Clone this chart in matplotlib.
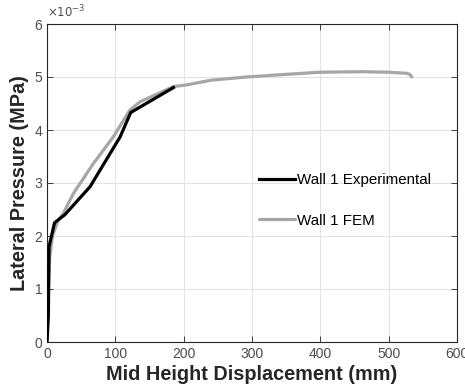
import matplotlib.pyplot as plt
import numpy as np

plt.rcParams['font.family'] = ['Liberation Sans', 'DejaVu Sans']

# Wall 1 experimental (displacement mm, pressure x1e-3 MPa)
exp_disp = [0, 2, 3, 11, 26, 63, 107, 122.5, 185]
exp_pres = [0, 0.5, 1.8, 2.25, 2.4, 2.93, 3.87, 4.33, 4.8]

# Wall 1 FEM
fem_disp = [0, 2, 4, 8, 16.5, 24, 38.5, 68, 97, 121.5, 136, 185, 204, 240, 292, 350, 399, 460, 500, 526, 531, 534]
fem_pres = [0, 1.0, 1.6, 2.0, 2.3, 2.43, 2.8, 3.37, 3.87, 4.38, 4.53, 4.82, 4.85, 4.94, 5.0, 5.05, 5.09, 5.1, 5.09, 5.07, 5.05, 5.0]

fig = plt.figure(figsize=(4.65, 3.91), dpi=100)
ax = fig.add_axes([47 / 465, 49 / 391, 410 / 465, 318 / 391])

ax.plot(exp_disp, exp_pres, color='black', linewidth=2.3, label='Wall 1 Experimental', zorder=3)
ax.plot(fem_disp, fem_pres, color='#a6a6a6', linewidth=2.3, label='Wall 1 FEM',
        solid_capstyle='round', zorder=2)

ax.set_xlim(0, 600)
ax.set_ylim(0, 6)
ax.set_xticks(np.arange(0, 601, 100))
ax.set_yticks(np.arange(0, 7, 1))
ax.grid(True, color='#e3e3e3', linewidth=0.8)
ax.set_axisbelow(True)
ax.tick_params(direction='in', top=True, right=True, labelsize=10, labelcolor='#4d4d4d',
               color='#262626', length=4, width=0.6)
for s in ax.spines.values():
    s.set_color('#262626')
    s.set_linewidth(0.8)

ax.set_xlabel('Mid Height Displacement (mm)', fontsize=14.3, fontweight='bold', color='#262626', labelpad=3)
ax.set_ylabel('Lateral Pressure (MPa)', fontsize=14.3, fontweight='bold', color='#262626', labelpad=4)
ax.text(0.0, 1.012, r'$\times10^{-3}$', transform=ax.transAxes, fontsize=8.5, color='#4d4d4d',
        ha='left', va='bottom')

ax.legend(loc='center left', bbox_to_anchor=(0.483, 0.445), frameon=False, fontsize=10.9,
          handlelength=2.4, handletextpad=0.15, labelspacing=1.75)

fig.savefig('out.png', dpi=100)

-- Work required --
Only lines belong in the copy: transcribe those from the start of the data through the line that contains "plt.rcParams['font.family'] = ['Liberation", and skip the pictures.

-- Task answer --
Clone this chart in matplotlib.
import matplotlib.pyplot as plt
import numpy as np

plt.rcParams['font.family'] = ['Liberation Sans', 'DejaVu Sans']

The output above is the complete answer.